-- Start --

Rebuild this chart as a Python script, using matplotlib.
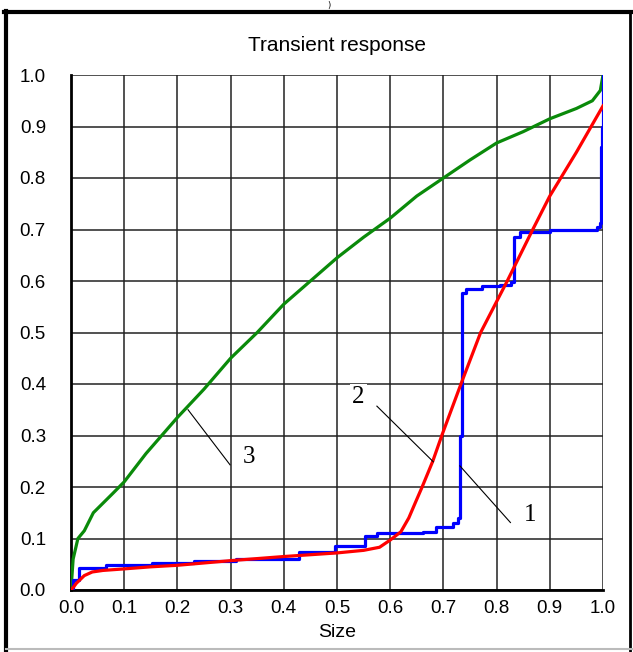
import matplotlib
matplotlib.use('Agg')
import numpy as np
from matplotlib import pyplot as plt
from matplotlib.lines import Line2D

# curve 1 (blue) - staircase
x1 = [0, 0.003, 0.015, 0.066, 0.152, 0.231, 0.31, 0.428, 0.496, 0.553, 0.575,
      0.662, 0.687, 0.718, 0.727, 0.732, 0.735, 0.743, 0.772, 0.806, 0.828,
      0.832, 0.844, 0.9, 0.988, 0.994, 0.996, 0.999, 1.0]
y1 = [0, 0.02, 0.042, 0.048, 0.052, 0.056, 0.06, 0.073, 0.085, 0.104, 0.11,
      0.113, 0.122, 0.13, 0.14, 0.3, 0.576, 0.585, 0.59, 0.592, 0.599,
      0.686, 0.696, 0.70, 0.705, 0.713, 0.86, 0.9, 1.0]

# curve 2 (red)
x2 = [0, 0.005, 0.01, 0.025, 0.04, 0.06, 0.1, 0.15, 0.2, 0.3, 0.4, 0.5, 0.55,
      0.58, 0.6, 0.62, 0.635, 0.647, 0.66, 0.68, 0.697, 0.715, 0.733, 0.77,
      0.82, 0.868, 0.9, 0.95, 1.0]
y2 = [0, 0.006, 0.013, 0.028, 0.035, 0.038, 0.041, 0.045, 0.048, 0.057, 0.065,
      0.072, 0.077, 0.083, 0.097, 0.113, 0.14, 0.169, 0.2, 0.25, 0.3, 0.35,
      0.4, 0.5, 0.6, 0.7, 0.765, 0.85, 0.94]

# curve 3 (green)
x3 = [0, 0.004, 0.013, 0.025, 0.042, 0.079, 0.1, 0.141, 0.2, 0.25, 0.3, 0.35,
      0.4, 0.45, 0.5, 0.55, 0.6, 0.65, 0.7, 0.75, 0.8, 0.85, 0.9, 0.95, 0.98,
      0.995, 1.0]
y3 = [0, 0.06, 0.1, 0.115, 0.15, 0.188, 0.21, 0.265, 0.335, 0.39, 0.45, 0.5,
      0.555, 0.6, 0.645, 0.685, 0.722, 0.765, 0.80, 0.835, 0.868, 0.89, 0.915,
      0.935, 0.95, 0.97, 1.0]

ticks = np.round(np.arange(0, 1.01, 0.1), 1)
tick_labels = ['%.1f' % t for t in ticks]

# curve labels: text, text position, leader line start, leader line end
labels = [('1', (0.863, 0.146), (0.731, 0.241), (0.826, 0.131)),
          ('2', (0.54, 0.375), (0.575, 0.357), (0.681, 0.249)),
          ('3', (0.335, 0.259), (0.22, 0.35), (0.299, 0.243))]

sans = ['Liberation Sans', 'DejaVu Sans']

fig = plt.figure(figsize=(6.33, 6.52), dpi=100)
ax = fig.add_axes([71 / 633, 62 / 652, 532 / 633, 515 / 652])

ax.set_xlim(0, 1)
ax.set_ylim(0, 1)
ax.set_xticks(ticks)
ax.set_yticks(ticks)
ax.set_xticklabels(tick_labels, family=sans, fontsize=13.5)
ax.set_yticklabels(tick_labels, family=sans, fontsize=13.5)
ax.tick_params(axis='x', length=0, pad=7)
ax.tick_params(axis='y', length=0, pad=18)
ax.grid(True, color='#222222', linewidth=1.1)
ax.set_axisbelow(True)

for side in ['top', 'right']:
    ax.spines[side].set_visible(False)
for side in ['left', 'bottom']:
    ax.spines[side].set_linewidth(2.0)
    ax.spines[side].set_color('black')

ax.plot(x3, y3, color='#0a8a0a', linewidth=2.3, zorder=3)
ax.plot(x1, y1, color='#0000ff', linewidth=2.3, drawstyle='steps-post', zorder=4)
ax.plot(x2, y2, color='#ff0000', linewidth=2.3, zorder=5)

for txt, pos, p0, p1 in labels:
    ax.plot([p0[0], p1[0]], [p0[1], p1[1]], color='black', linewidth=0.8, zorder=6)
    ax.text(pos[0], pos[1], txt, family='Liberation Serif', fontsize=18,
            ha='center', va='center', zorder=7,
            bbox=dict(facecolor='white', edgecolor='none', pad=1.5))

ax.set_title('Transient response', family=sans, fontsize=15, pad=17)
ax.set_xlabel('Size', family=sans, fontsize=14, labelpad=5)

# outer frame of the panel
W, H = 633.0, 652.0
fig.add_artist(Line2D([6 / W, 6 / W], [0, (H - 11) / H], color='black', linewidth=3))
fig.add_artist(Line2D([4 / W, 632 / W], [(H - 11.5) / H, (H - 11.5) / H], color='black', linewidth=3))
fig.add_artist(Line2D([629.5 / W, 629.5 / W], [0, (H - 11) / H], color='black', linewidth=2))
fig.add_artist(Line2D([6 / W, 632 / W], [3 / H, 3 / H], color='#bbbbbb', linewidth=1.5))
fig.text(329 / W, (H - 1) / H, ')', fontsize=6, ha='center', va='top', family='DejaVu Sans')

fig.savefig('out.png', dpi=100)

-- End --

Without the pictures, return the listing above from its first line through the line that has "from matplotlib.lines import Line2D".

▸ Correct output
Rebuild this chart as a Python script, using matplotlib.
import matplotlib
matplotlib.use('Agg')
import numpy as np
from matplotlib import pyplot as plt
from matplotlib.lines import Line2D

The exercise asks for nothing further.